In this fourth chapter, I will analyse the schematism chapter, stressing (4.1) how and why the schematism chapter is situated in the Transcendental Doctrine of Judgement (and not in the Transcendental Aesthetic nor as part of the Transcendental Deduction). As I shall show, Kant’s notion of schemata has to be explained as time-determinations (4.2) produced by the faculty of imagination (4.3), distinct from images and concepts (4.4), closely related to pure concepts (4.5), although different in their specific function (4.6).
4.1 The Transcendental Doctrine of Judgement
While in the “metaphysical deduction” Kant exposes the criteria to judge the formal validity of a proposition, he attempts to demonstrate their justification in the Transcendental Deduction. However, since the forms of judgement are valid and necessary but lacking in content, insofar as they are completely separated from experience, they are still insufficient to justify actual judgements that are objective, i.e. determinately true or false criteria to evaluate actual cases of truth or falsity.

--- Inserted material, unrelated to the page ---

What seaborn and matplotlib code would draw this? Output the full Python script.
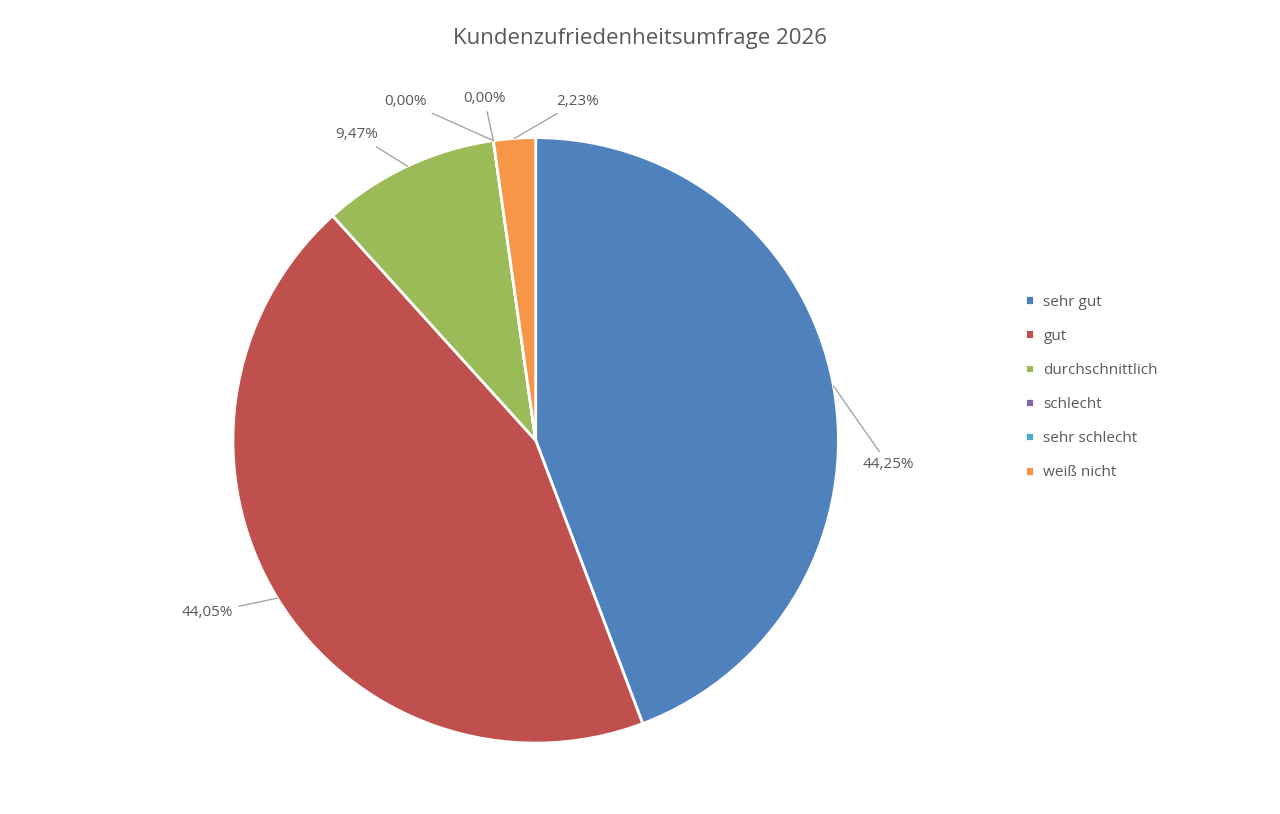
import numpy as np
import matplotlib
matplotlib.use("Agg")
import matplotlib.pyplot as plt
import seaborn as sns

sns.set_theme(style="white")
plt.rcParams['font.family'] = ['Open Sans', 'DejaVu Sans']

categories = ["sehr gut", "gut", "durchschnittlich", "schlecht", "sehr schlecht", "weiß nicht"]
values = [44.25, 44.05, 9.47, 0.0, 0.0, 2.23]
labels = ["44,25%", "44,05%", "9,47%", "0,00%", "0,00%", "2,23%"]
colors = ["#4F81BD", "#C0504D", "#9BBB59", "#8064A2", "#4BACC6", "#F79646"]

# label text positions (pie units) and alignment
text_pos = [(1.08, -0.08, "left"), (-1.0, -0.57, "right"), (-0.52, 1.01, "right"),
            (-0.43, 1.12, "center"), (-0.17, 1.13, "center"), (0.14, 1.12, "center")]

fig = plt.figure(figsize=(12.8, 8.14), dpi=100)
ax = fig.add_axes([0.182, 0.087, 0.473, 0.744])
wedges, _ = ax.pie(values, colors=colors, startangle=90, counterclock=False,
                   wedgeprops=dict(edgecolor="white", linewidth=2))
ax.set_xlim(-1, 1)
ax.set_ylim(-1, 1)
ax.set_aspect("equal")

grey = "#595959"
start = 90.0
for v, lab, (tx, ty, ha) in zip(values, labels, text_pos):
    mid = np.deg2rad(start - v * 3.6 / 2)
    start -= v * 3.6
    ax.annotate(lab, xy=(np.cos(mid), np.sin(mid)), xytext=(tx, ty), ha=ha, va="center",
                fontsize=11, color=grey, annotation_clip=False,
                arrowprops=dict(arrowstyle="-", color="#A6A6A6", lw=1, shrinkA=2, shrinkB=0))

fig.text(0.5, 0.953, "Kundenzufriedenheitsumfrage 2026", ha="center", va="center",
         fontsize=16, color=grey)

leg = fig.legend(wedges, categories, loc="upper left", bbox_to_anchor=(0.79, 0.655),
                 frameon=False, fontsize=11, handlelength=0.6, handleheight=0.6,
                 handletextpad=0.6, labelspacing=1.25)
for t in leg.get_texts():
    t.set_color(grey)

fig.savefig("out.png", dpi=100, facecolor="white")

To achieve this purpose, a Transcendental Doctrine of Judgement is required:
“Transcendental Logic must therefore be able to give us what Kant calls a Transcendental Doctrine of Judgement. It must tell us what are the transcendental schemata, the necessary and universal characteristics of sensible objects in virtue of which the pure ←74 | 75→categories can be applied. It must also tell us what are the synthetic a priori judgements which arise when we apply pure categories to sensible objects in virtue of the transcendental schemata.” (Paton 1936, p. 23)
As already stressed, transcendental logic differentiates from general logic insofar as it deals with truth: general logic abstracts from content and can be used to evaluate only the form of judgements, while transcendental logic deals with a content (namely pure a priori cognition überhaupt). It is in this sense when Kant claims that the conditions of the possibility of experience possess “transcendental truth”. Thus one can distinguish three meanings of the notion of truth: absolute, transcendental and empirical. In Kant’s view, the first is a misleading notion: it is not possible to have experience of absolute (an sich) objects, since no evaluation of the truth of judgements dealing with them is possible. The second deals with the conditions of possibility of experience, which are constraints for the domain in which empirical truths, that is the empirically correct attribution of a predicate to a subject in accordance with experience, can be inquired. As Kant puts it at the end of the schematism chapter: “All of our cognitions, however, lie in the entirety of all possible experience, and transcendental truth, which precedes all empirical truth and makes it possible, consists in the general relation to this.”(KrV A146/B185)90
Transcendental truth, then, might be regarded as the total of the necessary conditions according to which judgements are related to objects of the possible experience. Finally, the third concerns the specific criteria for evaluating specific empirical judgements (KrV A318/B375).